- [Record set]:
· · · · ·

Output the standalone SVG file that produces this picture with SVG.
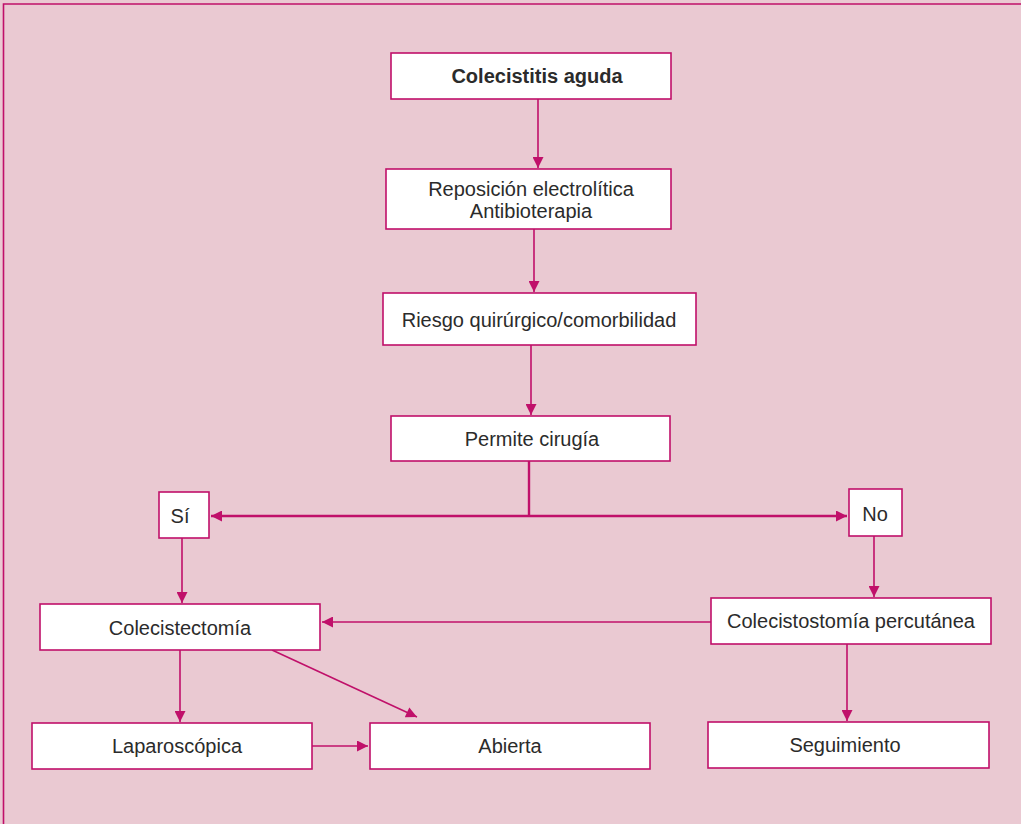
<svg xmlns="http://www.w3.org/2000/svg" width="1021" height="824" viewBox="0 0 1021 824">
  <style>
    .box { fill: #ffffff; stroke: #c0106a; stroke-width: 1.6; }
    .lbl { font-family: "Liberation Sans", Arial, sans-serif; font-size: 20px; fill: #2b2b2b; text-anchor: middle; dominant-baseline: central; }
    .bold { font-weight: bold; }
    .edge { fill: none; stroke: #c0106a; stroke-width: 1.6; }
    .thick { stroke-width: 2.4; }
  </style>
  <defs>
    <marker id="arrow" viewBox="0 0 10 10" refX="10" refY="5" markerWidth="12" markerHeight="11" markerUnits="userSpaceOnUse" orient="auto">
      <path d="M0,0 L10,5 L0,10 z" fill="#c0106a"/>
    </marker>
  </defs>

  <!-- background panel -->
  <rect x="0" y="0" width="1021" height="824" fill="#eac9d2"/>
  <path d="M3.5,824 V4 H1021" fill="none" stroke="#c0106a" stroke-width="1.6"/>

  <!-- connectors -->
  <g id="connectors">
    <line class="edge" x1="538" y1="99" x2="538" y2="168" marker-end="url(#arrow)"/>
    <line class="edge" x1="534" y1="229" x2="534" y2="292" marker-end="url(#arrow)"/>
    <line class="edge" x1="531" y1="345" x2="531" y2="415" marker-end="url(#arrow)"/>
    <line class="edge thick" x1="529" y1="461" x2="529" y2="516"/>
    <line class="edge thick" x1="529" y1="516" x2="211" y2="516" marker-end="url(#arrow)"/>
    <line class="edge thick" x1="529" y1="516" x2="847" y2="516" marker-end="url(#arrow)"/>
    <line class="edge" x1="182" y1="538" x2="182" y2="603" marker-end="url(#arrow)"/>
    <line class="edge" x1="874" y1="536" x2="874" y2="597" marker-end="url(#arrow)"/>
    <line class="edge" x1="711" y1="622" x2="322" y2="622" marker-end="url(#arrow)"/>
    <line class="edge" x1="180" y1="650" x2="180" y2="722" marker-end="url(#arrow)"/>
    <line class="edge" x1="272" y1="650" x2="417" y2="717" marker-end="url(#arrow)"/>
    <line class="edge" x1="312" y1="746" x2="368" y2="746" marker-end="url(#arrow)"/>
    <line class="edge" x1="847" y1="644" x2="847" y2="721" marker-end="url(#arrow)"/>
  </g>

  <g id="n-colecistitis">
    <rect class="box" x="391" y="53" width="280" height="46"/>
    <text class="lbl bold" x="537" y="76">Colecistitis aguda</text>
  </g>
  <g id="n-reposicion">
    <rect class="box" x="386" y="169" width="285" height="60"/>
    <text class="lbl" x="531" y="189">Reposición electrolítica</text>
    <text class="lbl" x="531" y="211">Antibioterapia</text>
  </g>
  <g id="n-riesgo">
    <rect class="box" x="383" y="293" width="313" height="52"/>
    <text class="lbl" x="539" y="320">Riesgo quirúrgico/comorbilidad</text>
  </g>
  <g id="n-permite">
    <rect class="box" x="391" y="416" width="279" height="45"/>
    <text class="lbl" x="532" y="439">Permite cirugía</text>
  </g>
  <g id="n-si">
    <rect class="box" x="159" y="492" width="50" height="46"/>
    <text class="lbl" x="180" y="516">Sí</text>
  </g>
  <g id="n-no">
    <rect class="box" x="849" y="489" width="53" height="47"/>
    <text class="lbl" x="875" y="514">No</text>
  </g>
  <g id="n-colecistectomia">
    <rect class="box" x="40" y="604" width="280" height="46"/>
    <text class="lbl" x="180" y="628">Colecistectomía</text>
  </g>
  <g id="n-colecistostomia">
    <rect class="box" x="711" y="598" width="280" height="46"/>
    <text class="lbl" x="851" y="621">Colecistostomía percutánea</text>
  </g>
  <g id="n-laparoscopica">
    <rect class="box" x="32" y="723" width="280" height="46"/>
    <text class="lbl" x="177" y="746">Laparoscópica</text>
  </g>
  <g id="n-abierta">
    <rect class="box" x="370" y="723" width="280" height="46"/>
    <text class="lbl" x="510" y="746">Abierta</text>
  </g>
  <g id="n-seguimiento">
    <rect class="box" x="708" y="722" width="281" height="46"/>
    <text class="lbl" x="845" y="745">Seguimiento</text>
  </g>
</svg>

· · · · ·

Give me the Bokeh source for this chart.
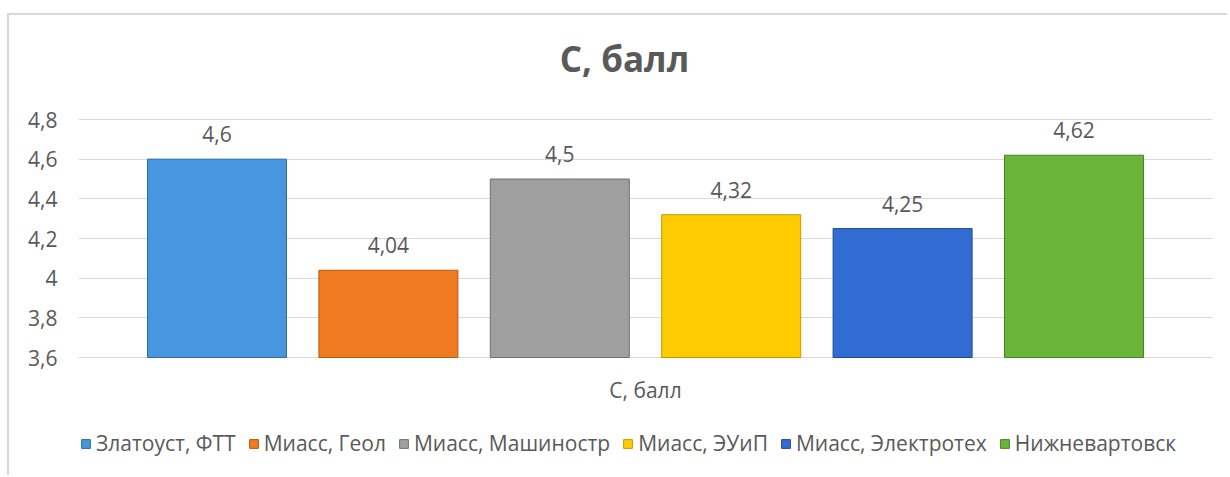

· · · · ·

Which lines in the data above contain "this"? Show each one.

- [Exercise response]:
Output the standalone SVG file that produces this picture with SVG.
Give me the Bokeh source for this chart.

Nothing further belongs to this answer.